During April, contracts have been exchanged for the sale of seven Development and trading assets with a combined book value of £4,500,000. These sales are due to complete by the end of May 2012.
17.Glossary
• Operating profit: stated after gain on disposal of investment properties and the revaluation of the Investment property portfolio and before the results of associates, jointly controlled entities and finance income and costs.
• IPD Index and Total Portfolio Return: total return from the completed investment property portfolio, comprising net rental income or expenditure and capital gains or losses from disposals and revaluation surpluses or deficits, divided by the average capital employed during the financial period, as defined and measured by Investment Property Databank Limited, a company that produces independent benchmarks of property returns.
• Total Shareholder Return: movement in share price over the year plus dividends paid as a percentage of the opening share price.
• Gearing: expressed as a percentage, is measured as net debt divided by total shareholders' funds.
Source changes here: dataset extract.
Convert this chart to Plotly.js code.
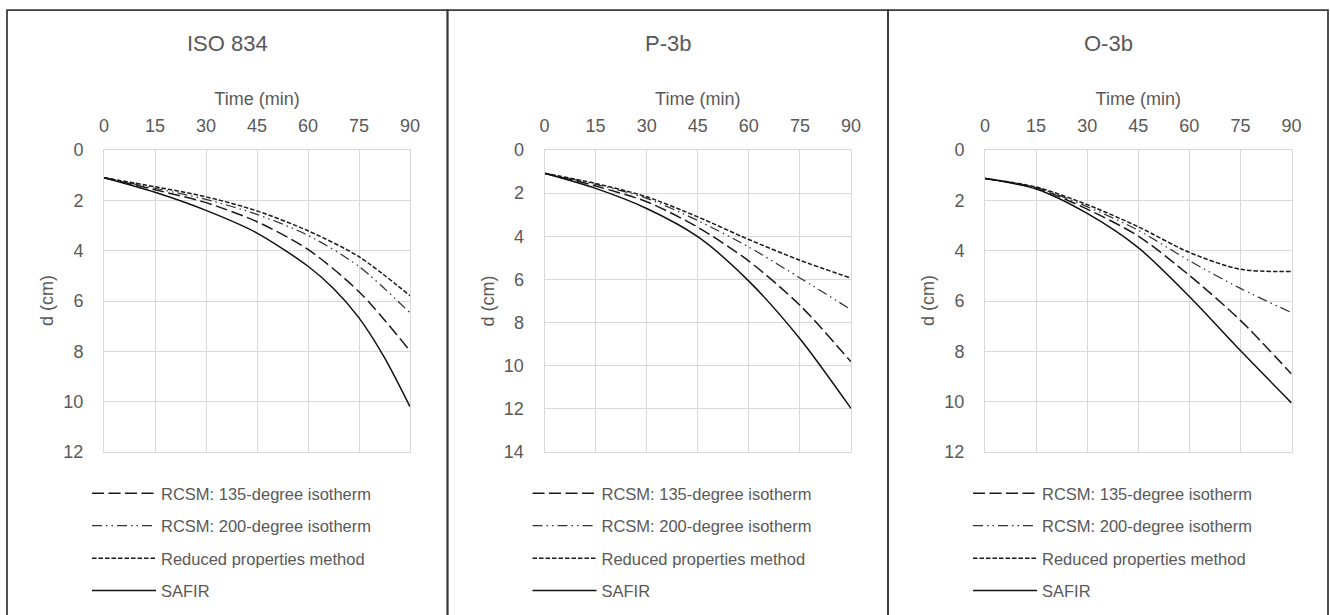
<!DOCTYPE html>
<html>
<head>
<meta charset="utf-8">
<script src="https://cdn.plot.ly/plotly-3.0.1.min.js"></script>
<style>html,body{margin:0;padding:0;background:#fff;}#chart{width:1330px;height:615px;}</style>
</head>
<body>
<div id="chart"></div>
<script>
// ---- data ----
const panelTitles = ["ISO 834", "P-3b", "O-3b"];
const seriesNames = ["RCSM: 135-degree isotherm", "RCSM: 200-degree isotherm", "Reduced properties method", "SAFIR"];
const xTitle = "Time (min)";
const yTitle = "d (cm)";
const time = [0, 15, 30, 45, 60, 75, 90];
const timeFine = [0, 15, 30, 45, 60, 67.5, 75, 82.5, 90];
const xTicks = [0, 15, 30, 45, 60, 75, 90];
const yMax = [12, 14, 12];

// ISO 834
const iso_rcsm135 = [1.10, 1.58, 2.09, 2.85, 3.95, 5.63, 7.98];
const iso_rcsm200 = [1.10, 1.52, 1.96, 2.56, 3.39, 4.63, 6.47];
const iso_reduced = [1.10, 1.46, 1.86, 2.42, 3.21, 4.24, 5.79];
const iso_safir   = [1.10, 1.68, 2.40, 3.30, 4.62, 5.50, 6.67, 8.25, 10.20];

// P-3b
const p3b_rcsm135 = [1.08, 1.67, 2.40, 3.58, 5.15, 7.20, 9.82];
const p3b_rcsm200 = [1.08, 1.59, 2.24, 3.27, 4.50, 5.93, 7.40];
const p3b_reduced = [1.08, 1.55, 2.17, 3.10, 4.15, 5.11, 5.94];
const p3b_safir   = [1.08, 1.78, 2.71, 4.02, 6.08, 8.75, 11.98];

// O-3b
const o3b_rcsm135 = [1.13, 1.51, 2.35, 3.42, 4.98, 6.77, 8.90];
const o3b_rcsm200 = [1.13, 1.49, 2.25, 3.19, 4.40, 5.50, 6.46];
const o3b_reduced = [1.13, 1.47, 2.17, 3.05, 4.07, 4.74, 4.83];
const o3b_safir   = [1.13, 1.55, 2.52, 3.88, 5.82, 7.97, 10.05];

const panels = [
  [iso_rcsm135, iso_rcsm200, iso_reduced, iso_safir],
  [p3b_rcsm135, p3b_rcsm200, p3b_reduced, p3b_safir],
  [o3b_rcsm135, o3b_rcsm200, o3b_reduced, o3b_safir]
];

// ---- styles ----
const lineStyles = [
  {color: "#1a1a1a", width: 1.5, dash: "12px,4.5px"},
  {color: "#333333", width: 1.25, dash: "10px,4px,1.5px,4px,1.5px,4px"},
  {color: "#1a1a1a", width: 1.5, dash: "4.5px,2px"},
  {color: "#111111", width: 1.5, dash: "solid"}
];

const W = 1330, H = 615;
const plotX = [[104, 410], [544.5, 851], [985, 1291.5]];
const plotY = [150, 452];
const boxX = [[7, 447.5], [447.5, 888], [888, 1328]];
const textColor = "#595959";
const gridColor = "#d9d9d9";
const FONT = "Liberation Sans, Arial, sans-serif";

const traces = [];
const layout = {
  width: W, height: H,
  margin: {l: 0, r: 0, t: 0, b: 0, autoexpand: false},
  paper_bgcolor: "#ffffff",
  plot_bgcolor: "#ffffff",
  font: {family: FONT, color: textColor},
  showlegend: true,
  annotations: [],
  shapes: []
};

panels.forEach((series, p) => {
  const ax = p === 0 ? "" : String(p + 1);
  const legendId = p === 0 ? "legend" : "legend" + (p + 1);
  series.forEach((vals, s) => {
    traces.push({
      type: "scatter", mode: "lines",
      x: vals.length === timeFine.length ? timeFine : time, y: vals,
      name: seriesNames[s],
      xaxis: "x" + ax, yaxis: "y" + ax,
      legend: legendId,
      legendgroup: "g" + p + "_" + s,
      line: Object.assign({shape: "spline", smoothing: 0.8}, lineStyles[s]),
      hoverinfo: "x+y+name"
    });
  });
  layout["xaxis" + ax] = {
    domain: [plotX[p][0] / W, plotX[p][1] / W],
    anchor: "y" + ax,
    side: "top",
    range: [0, 90],
    tickvals: xTicks,
    ticks: "",
    ticklabelstandoff: 10,
    showgrid: true, gridcolor: gridColor, gridwidth: 1,
    zeroline: false,
    showline: true, linecolor: gridColor, linewidth: 1, mirror: true,
    tickfont: {size: 18, color: textColor, family: FONT},
    title: {text: xTitle, font: {size: 18, color: textColor, family: FONT}, standoff: 5},
    automargin: true,
    fixedrange: true
  };
  layout["yaxis" + ax] = {
    domain: [1 - plotY[1] / H, 1 - plotY[0] / H],
    anchor: "x" + ax,
    range: [yMax[p], 0],
    dtick: 2, tick0: 0,
    ticks: "",
    ticklabelstandoff: 16,
    showgrid: true, gridcolor: gridColor, gridwidth: 1,
    zeroline: false,
    showline: true, linecolor: gridColor, linewidth: 1, mirror: true,
    tickfont: {size: 18, color: textColor, family: FONT},
    automargin: false,
    fixedrange: true
  };
  layout[legendId] = {
    xref: "container", yref: "container",
    x: (boxX[p][0] + 80) / W, xanchor: "left",
    y: 1 - 476 / H, yanchor: "top",
    orientation: "v",
    bgcolor: "rgba(0,0,0,0)",
    borderwidth: 0,
    font: {size: 16.5, color: textColor, family: FONT},
    tracegroupgap: 8,
    itemwidth: 64,
    traceorder: "grouped"
  };
  // panel title
  layout.annotations.push({
    xref: "paper", yref: "paper",
    x: (boxX[p][0] + boxX[p][1]) / 2 / W, y: 1 - 43 / H,
    xanchor: "center", yanchor: "middle",
    text: panelTitles[p], showarrow: false,
    font: {size: 22, color: textColor, family: FONT}
  });
  // y-axis title
  layout.annotations.push({
    xref: "paper", yref: "paper",
    x: (plotX[p][0] - 57) / W, y: 1 - (plotY[0] + plotY[1]) / 2 / H,
    xanchor: "center", yanchor: "middle",
    text: yTitle, showarrow: false, textangle: -90,
    font: {size: 18, color: textColor, family: FONT}
  });
  layout.shapes.push({
    type: "rect", xref: "paper", yref: "paper",
    x0: boxX[p][0] / W, x1: boxX[p][1] / W,
    y0: -0.1, y1: 1 - 10 / H,
    line: {color: "#3a3a3a", width: 1.75},
    fillcolor: "rgba(0,0,0,0)",
    layer: "below"
  });
});

Plotly.newPlot("chart", traces, layout, {displayModeBar: false, staticPlot: true});
</script>
</body>
</html>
• Adjusted gearing: expressed as a percentage, is calculated by deducting from net debt the current fair value of the subordinated loan notes and adding back relevant restricted cash balances and transaction costs.
• Loan to value gearing: expressed as a percentage of net debt as a proportion of total property assets, including shares of properties and net debt in all projects in partnership.
• Net debt: total debt less cash and short-term deposits, including pledged cash.